Issue:随着LLM能够接收越来越长的context,需要保留的KV cache越来越多。会增加对内存和带宽的压力。而之前的研究表明,只有少部分token对于decoding是重要的。也就是可以不保留所有的K和V。这就是token pruning。

现有的token pruning策略大致有:

    1. Purely static strategies limiting KV-Cache to a fixed budget with fixed rules on removing tokens, naturally reducing bandwidth and storage (StreamingLLM (Xiao et al.), and Sliding Window Attention (Luong, 2015)) 静态的策略会丢失重要token
    1. Adaptive strategies that permanently sacrifice less important past-tokens effectively fixing the memory and bandwidth footprint (H2O, SnapKV (Zhang et al., 2023b; Li et al., 2024)) 自适应策略会在decoding前永久丢失一些可能被后面继续使用共指的token
    1. Adaptive dynamic strategies that preserve the entire KV-Cache but access only a subset of the Key-Value entries (the more important past-tokens), incurring higher memory (storage) cost, but reducing memory bandwidth (accesses to memory) during the decode stage (generation) 动态自适应的方法是最合理的,保留所有的K和V,但是只访问有用的K和V。动态是指每个decoding step都会访问重要的K和V。
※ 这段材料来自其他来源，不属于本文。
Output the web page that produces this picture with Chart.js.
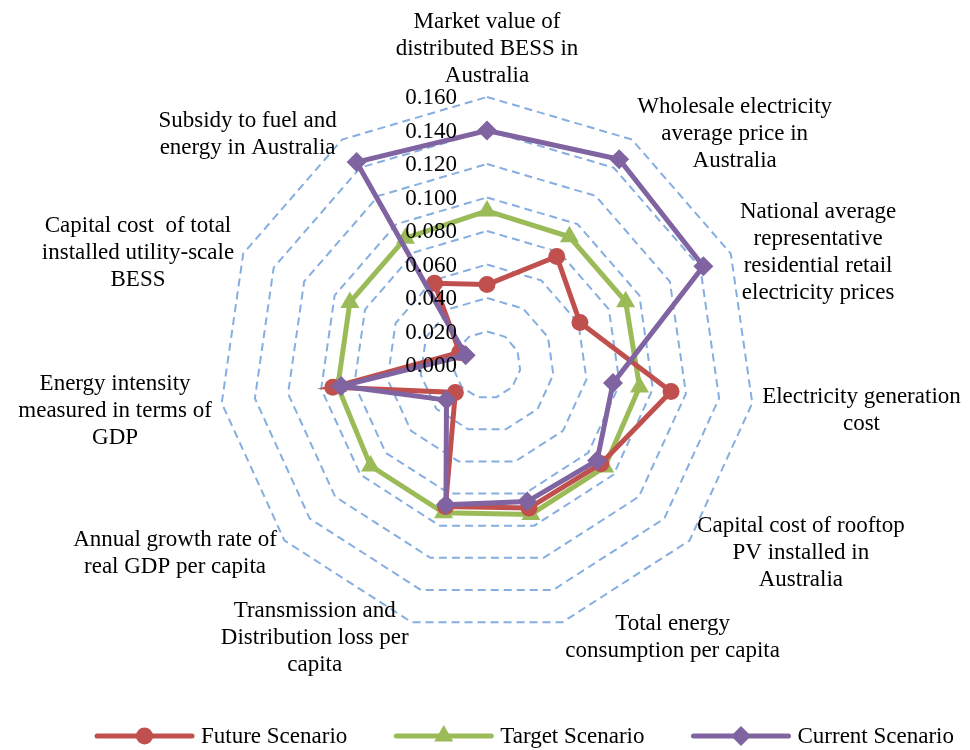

问题在于,当前的token重要性指标,无法直接用于token稀疏化。例如attention weight是一个很适宜用来预测token重要性的指标,但是动态策略意味着每次只能够根据token importance选择一部分token,无法获取全部的attention weight来作为后面预测token重要性的依据。

Solution: 无法计算获得全部的attention weight,那就预测。

获取第一层的所有head的embedding I,作者首先进行一个dimensionality-reduction projection,然后进过一个self-attention block捕获token的context,最后再up-projects将减小的embedding维度还原,与最原始的I相加,得到最后的I

I分别经过两个投影网络获得估计的各个layer各个head的K和V embedding。投影网络是two linear layers with a SiLU activation in between。

预测的注意力logit,和真实的logit,用均方误差计算loss。

为了高效训练,避免大量的梯度计算,作者使用了flash attention。

作者的预测效果大概是,有75%的准确率预测top 50% tokens。